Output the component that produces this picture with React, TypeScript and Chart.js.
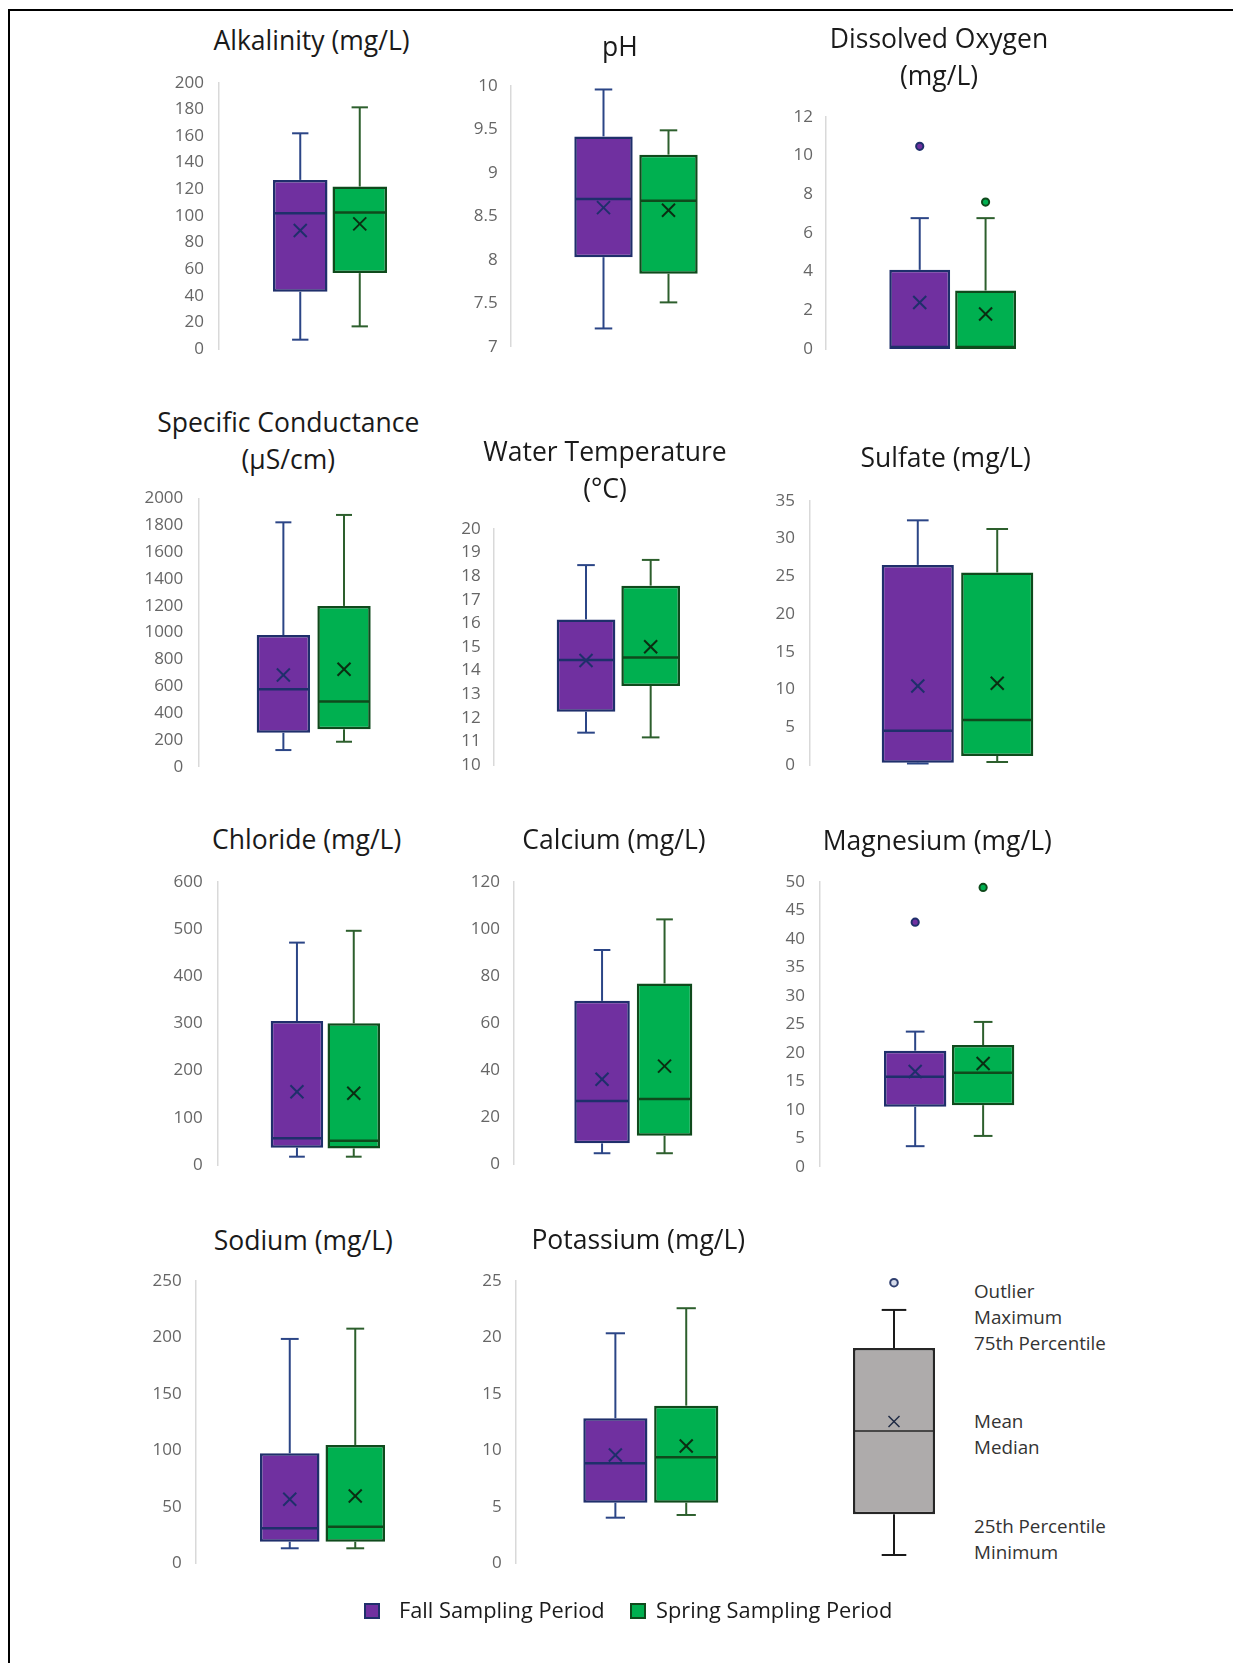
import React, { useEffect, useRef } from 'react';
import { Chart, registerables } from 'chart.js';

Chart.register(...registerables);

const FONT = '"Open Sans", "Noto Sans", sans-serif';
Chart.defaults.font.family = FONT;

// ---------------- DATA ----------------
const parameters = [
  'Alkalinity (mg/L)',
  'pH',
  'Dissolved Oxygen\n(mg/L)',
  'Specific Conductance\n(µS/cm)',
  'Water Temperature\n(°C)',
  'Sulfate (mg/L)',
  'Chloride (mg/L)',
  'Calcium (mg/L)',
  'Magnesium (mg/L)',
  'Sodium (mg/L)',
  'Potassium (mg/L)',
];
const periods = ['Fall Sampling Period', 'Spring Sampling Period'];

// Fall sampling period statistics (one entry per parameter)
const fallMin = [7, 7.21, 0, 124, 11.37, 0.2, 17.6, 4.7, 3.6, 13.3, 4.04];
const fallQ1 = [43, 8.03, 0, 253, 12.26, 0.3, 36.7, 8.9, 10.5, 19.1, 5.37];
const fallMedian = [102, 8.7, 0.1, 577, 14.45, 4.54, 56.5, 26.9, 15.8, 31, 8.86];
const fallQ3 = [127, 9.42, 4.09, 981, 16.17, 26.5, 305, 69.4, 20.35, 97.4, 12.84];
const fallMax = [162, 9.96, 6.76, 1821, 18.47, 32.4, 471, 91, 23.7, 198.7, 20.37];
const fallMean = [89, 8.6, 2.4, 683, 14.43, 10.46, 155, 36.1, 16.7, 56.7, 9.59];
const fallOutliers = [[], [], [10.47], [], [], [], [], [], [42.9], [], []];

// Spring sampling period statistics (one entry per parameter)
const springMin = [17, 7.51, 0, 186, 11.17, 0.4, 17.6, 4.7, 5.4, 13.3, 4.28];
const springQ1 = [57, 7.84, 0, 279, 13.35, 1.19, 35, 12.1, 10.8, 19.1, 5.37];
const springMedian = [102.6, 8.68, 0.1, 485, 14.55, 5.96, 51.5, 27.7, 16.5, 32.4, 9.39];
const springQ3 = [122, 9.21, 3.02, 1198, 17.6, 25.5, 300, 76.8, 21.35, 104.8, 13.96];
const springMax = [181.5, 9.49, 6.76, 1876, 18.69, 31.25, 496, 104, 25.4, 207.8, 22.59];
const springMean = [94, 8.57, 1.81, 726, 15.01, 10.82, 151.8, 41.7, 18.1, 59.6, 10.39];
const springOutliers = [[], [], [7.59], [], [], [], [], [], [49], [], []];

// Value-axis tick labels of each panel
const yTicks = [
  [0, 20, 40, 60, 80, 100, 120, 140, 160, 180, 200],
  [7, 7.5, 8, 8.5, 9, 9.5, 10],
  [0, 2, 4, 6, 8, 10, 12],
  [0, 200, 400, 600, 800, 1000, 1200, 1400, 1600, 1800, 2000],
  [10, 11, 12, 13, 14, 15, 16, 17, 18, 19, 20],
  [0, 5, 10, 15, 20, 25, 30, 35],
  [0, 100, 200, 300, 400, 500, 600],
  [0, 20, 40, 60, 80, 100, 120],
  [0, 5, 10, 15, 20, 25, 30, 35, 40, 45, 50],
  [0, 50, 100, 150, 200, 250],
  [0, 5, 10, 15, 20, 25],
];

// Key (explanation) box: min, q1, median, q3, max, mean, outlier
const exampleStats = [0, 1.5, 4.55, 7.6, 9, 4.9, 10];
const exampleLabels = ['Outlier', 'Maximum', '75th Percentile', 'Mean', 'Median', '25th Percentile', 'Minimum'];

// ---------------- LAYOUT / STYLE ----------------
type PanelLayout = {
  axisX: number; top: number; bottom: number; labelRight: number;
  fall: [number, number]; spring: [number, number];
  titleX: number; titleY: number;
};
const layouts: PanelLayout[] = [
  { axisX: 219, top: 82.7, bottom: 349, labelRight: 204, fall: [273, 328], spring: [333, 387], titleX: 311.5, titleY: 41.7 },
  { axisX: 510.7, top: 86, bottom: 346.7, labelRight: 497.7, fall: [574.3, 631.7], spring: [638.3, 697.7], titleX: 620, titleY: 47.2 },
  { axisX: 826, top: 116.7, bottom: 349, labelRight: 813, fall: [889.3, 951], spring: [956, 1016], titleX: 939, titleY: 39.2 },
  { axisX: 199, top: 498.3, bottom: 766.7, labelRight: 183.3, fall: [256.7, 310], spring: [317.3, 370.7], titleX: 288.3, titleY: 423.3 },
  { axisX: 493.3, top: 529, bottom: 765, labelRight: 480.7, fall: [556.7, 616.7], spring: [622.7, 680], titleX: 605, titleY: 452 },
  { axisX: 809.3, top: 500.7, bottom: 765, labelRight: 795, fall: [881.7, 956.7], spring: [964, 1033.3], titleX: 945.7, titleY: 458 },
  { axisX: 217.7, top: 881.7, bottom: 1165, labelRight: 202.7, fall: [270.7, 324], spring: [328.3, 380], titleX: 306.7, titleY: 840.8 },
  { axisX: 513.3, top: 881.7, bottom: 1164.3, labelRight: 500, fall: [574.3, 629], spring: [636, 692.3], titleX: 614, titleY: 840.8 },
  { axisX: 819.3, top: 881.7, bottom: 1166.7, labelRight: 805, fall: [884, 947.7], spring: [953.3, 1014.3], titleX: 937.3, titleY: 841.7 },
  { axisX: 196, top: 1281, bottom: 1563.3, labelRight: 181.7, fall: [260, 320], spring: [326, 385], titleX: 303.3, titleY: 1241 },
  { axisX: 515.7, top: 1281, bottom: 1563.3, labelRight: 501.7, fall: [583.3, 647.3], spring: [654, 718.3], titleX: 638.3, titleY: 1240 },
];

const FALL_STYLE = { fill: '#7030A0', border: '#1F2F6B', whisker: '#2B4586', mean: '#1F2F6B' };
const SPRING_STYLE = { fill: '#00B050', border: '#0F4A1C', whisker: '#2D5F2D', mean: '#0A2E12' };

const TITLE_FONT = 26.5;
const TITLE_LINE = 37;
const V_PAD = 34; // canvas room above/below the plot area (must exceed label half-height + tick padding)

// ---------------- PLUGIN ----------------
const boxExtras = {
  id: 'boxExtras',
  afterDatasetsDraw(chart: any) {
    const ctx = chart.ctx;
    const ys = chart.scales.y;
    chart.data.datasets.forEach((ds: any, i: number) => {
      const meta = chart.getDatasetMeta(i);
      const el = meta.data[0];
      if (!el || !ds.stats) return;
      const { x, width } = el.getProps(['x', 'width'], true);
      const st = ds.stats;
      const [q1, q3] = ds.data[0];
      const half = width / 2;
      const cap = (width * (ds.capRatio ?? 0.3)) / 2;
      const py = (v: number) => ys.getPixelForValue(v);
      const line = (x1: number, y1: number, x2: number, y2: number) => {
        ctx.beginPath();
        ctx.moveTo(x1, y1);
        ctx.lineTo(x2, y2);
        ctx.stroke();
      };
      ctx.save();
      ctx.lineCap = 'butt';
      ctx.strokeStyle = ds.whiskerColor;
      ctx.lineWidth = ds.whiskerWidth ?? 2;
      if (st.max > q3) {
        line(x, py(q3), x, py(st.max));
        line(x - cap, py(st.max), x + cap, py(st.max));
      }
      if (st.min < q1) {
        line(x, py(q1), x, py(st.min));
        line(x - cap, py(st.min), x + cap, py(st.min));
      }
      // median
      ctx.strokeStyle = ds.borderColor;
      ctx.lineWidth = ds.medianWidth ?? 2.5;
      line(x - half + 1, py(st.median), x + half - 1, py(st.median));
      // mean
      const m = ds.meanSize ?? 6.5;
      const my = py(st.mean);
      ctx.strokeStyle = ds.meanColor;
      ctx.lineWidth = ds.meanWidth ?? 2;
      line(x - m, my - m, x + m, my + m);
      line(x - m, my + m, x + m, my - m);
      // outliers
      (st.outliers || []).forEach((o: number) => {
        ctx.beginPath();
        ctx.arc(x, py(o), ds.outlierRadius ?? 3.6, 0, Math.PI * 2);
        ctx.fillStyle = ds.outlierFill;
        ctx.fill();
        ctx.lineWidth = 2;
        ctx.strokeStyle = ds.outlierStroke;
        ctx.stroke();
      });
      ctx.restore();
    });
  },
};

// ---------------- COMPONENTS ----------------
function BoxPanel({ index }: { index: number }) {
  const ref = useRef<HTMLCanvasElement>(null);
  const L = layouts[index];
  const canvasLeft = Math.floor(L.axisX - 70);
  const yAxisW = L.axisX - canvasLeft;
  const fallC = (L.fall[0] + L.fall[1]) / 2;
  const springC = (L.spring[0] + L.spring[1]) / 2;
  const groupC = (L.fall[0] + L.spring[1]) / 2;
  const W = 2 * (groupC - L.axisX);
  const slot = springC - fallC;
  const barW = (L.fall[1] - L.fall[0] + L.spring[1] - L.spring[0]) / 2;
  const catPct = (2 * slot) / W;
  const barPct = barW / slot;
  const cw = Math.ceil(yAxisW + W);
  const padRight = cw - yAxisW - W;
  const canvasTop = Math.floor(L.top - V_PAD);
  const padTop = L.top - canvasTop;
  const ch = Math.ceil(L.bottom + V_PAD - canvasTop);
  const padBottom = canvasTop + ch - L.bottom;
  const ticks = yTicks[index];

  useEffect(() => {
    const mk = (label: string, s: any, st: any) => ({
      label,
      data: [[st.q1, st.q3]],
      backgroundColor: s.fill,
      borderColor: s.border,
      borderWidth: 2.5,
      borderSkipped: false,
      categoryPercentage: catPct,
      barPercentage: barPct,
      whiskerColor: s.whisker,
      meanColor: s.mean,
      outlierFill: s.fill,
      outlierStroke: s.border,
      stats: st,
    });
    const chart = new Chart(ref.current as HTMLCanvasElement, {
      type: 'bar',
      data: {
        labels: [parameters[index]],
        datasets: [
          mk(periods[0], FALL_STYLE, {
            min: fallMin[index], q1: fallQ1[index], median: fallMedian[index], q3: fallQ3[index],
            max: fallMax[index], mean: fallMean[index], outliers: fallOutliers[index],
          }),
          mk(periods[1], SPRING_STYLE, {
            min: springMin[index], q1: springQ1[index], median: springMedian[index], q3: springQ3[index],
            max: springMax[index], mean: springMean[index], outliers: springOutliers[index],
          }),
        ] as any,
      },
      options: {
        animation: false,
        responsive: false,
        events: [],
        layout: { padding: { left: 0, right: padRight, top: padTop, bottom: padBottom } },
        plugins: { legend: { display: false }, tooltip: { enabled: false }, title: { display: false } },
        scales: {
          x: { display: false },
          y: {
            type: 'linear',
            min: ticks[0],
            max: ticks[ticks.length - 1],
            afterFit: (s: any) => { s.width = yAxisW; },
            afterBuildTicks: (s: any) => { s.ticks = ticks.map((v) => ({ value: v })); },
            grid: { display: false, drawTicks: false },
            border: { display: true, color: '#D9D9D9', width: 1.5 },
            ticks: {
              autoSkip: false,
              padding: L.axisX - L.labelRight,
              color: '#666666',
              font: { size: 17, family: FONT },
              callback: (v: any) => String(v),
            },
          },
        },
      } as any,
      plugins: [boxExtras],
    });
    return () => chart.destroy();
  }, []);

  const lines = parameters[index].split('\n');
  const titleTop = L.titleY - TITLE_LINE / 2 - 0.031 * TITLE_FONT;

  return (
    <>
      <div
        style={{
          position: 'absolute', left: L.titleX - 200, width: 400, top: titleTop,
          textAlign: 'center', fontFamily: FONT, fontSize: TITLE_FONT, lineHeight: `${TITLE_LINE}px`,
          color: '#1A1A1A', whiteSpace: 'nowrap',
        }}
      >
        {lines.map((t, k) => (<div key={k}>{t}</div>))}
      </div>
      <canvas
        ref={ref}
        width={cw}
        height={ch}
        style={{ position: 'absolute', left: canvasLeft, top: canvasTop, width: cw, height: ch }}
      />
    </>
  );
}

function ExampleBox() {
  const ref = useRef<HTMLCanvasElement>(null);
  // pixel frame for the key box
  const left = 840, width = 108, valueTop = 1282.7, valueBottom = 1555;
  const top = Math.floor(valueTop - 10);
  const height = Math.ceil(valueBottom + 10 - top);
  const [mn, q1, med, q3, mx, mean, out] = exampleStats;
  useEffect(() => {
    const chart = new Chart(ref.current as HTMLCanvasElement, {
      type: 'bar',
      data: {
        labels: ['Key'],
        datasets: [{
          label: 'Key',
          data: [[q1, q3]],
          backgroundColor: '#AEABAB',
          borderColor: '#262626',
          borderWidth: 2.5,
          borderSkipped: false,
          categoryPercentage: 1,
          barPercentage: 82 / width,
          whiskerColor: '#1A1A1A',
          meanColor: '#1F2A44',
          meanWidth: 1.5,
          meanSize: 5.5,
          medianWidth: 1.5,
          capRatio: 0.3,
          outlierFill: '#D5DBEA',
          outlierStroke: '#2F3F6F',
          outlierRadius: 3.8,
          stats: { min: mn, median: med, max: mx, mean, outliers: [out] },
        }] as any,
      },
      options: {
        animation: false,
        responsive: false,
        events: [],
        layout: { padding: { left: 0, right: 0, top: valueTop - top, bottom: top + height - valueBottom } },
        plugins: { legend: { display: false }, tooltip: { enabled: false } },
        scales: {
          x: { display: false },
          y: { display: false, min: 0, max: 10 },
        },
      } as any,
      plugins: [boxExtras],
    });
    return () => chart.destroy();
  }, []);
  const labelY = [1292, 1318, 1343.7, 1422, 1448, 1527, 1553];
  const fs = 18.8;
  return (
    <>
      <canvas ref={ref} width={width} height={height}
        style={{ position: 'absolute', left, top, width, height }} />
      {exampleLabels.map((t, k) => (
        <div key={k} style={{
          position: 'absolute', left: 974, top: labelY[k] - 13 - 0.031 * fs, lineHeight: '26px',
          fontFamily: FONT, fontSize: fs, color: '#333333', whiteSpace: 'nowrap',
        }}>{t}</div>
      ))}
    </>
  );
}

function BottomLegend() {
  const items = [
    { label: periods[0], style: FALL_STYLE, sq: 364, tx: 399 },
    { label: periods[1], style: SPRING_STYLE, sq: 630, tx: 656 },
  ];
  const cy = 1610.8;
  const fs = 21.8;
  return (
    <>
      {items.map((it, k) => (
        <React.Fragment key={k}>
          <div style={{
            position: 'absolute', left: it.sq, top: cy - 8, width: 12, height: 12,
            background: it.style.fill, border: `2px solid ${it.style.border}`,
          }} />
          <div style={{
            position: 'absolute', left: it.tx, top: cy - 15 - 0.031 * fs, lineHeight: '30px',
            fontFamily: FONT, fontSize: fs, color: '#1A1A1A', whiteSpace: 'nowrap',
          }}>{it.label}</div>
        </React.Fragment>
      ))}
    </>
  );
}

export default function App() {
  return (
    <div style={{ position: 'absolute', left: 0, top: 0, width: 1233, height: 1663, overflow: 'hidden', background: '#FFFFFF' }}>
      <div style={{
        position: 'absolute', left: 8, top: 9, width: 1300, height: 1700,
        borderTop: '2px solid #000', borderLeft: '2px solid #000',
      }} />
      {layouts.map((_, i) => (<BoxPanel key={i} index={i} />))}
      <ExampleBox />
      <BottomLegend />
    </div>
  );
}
=======
▸ What you have to do:
From the listing above, collect each line in which the string "React" appears.

▸ Solution to this problem:
Output the component that produces this picture with React, TypeScript and Chart.js.
import React, { useEffect, useRef } from 'react';
        <React.Fragment key={k}>
        </React.Fragment>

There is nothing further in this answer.